Our teams: Diversity
At Oxford Nanopore, we actively recruit people from diverse backgrounds with varied experiences and perspectives, who truly reflect the global scientific community we serve. Diversity is reflected across our entire business practices, and this year there were 43 different nationalities employed at Oxford Nanopore. Our ambition is to build and maintain a diverse, equitable, and inclusive culture in the workplace and across Oxford Nanopore’s value chain.
We know that our industry-leading technology would not be possible without highly talented people. At all times, we strive to attract the best talent available and provide opportunities for continuous growth at every stage of employee development. We are also committed to recruiting people from diverse backgrounds with varied experiences and perspectives. This is essential if we are to fully reflect the global scientific community we serve, and to bring the broadest perspectives to our innovation and operations.
We have zero tolerance for discrimination, harassment or bullying, enshrined in company culture as well as employment contracts and codes of conduct.
We undertake an annual gender pay gap review that has shown consistent improvement over the past years and have initiated new programmes to ensure employees of all genders, ethnicities and backgrounds have equal opportunities across our business. In 2020, we set up a Diversity & Inclusion Framework, outlining the commitments and actions that build and maintain a diverse, equitable, and inclusive culture in our workplace and across Oxford Nanopore’s entire value chain.
Undergraduate and postgraduate: Supporting early career scientists
As we strive to inspire the next generation of scientists and provide access to our technology at an early stage, we support a number of education outreach initiatives. While COVID made some of these initiatives more difficult, we are now rebuilding these programmes.
Secondary school: STEM events
In 2019, we partnered with local charity Universify Education to launch a STEM event at our annual London Calling conference. The aim of the event was to break down barriers to entry into the industry for underrepresented A-level students. At the event, attendees were given the opportunity to talk to scientists in different areas of research, about their work and about careers in STEM, gaining invaluable advice from industry experts.
The students were also invited to attend talks of interest throughout the day and to try out the tech on show for themselves. More recently in 2021, we hosted an event at the London Stock Exchange, which again gave students the opportunity to get hands on with the technology and engage with scientists and employees at Oxford Nanopore. Then at London Calling 2022, our first live event post-pandemic, we had over 30 students join us for a full day of engaging and inspiring STEM activities.

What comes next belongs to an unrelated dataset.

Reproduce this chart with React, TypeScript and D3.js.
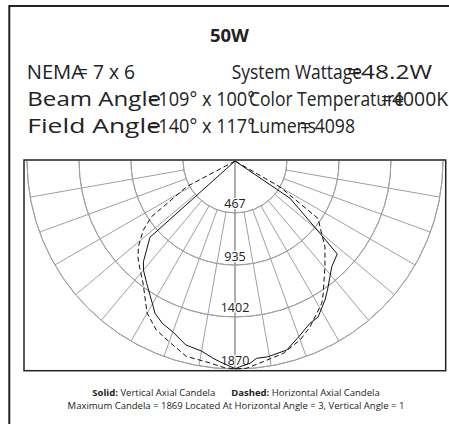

Since 2017 we have been providing a pilot-scale programme to support community members who conduct education work; this may include projects to inspire secondary school students, or to teach undergraduates the skills of experimental design, data analysis or bioinformatics against a backdrop of in-classroom sequencing.
So far in 2022, we have granted 50 bursaries to help scientists speak publicly about their sequencing research using Oxford Nanopore devices, often including early career scientists who may traditionally have more barriers to speaking. They are aimed at covering travel, accommodation and registration costs associated with participating in events. They are available to researchers across the globe and, where speakers permit us, we also promote the talks to try and attract a wider audience to their projects.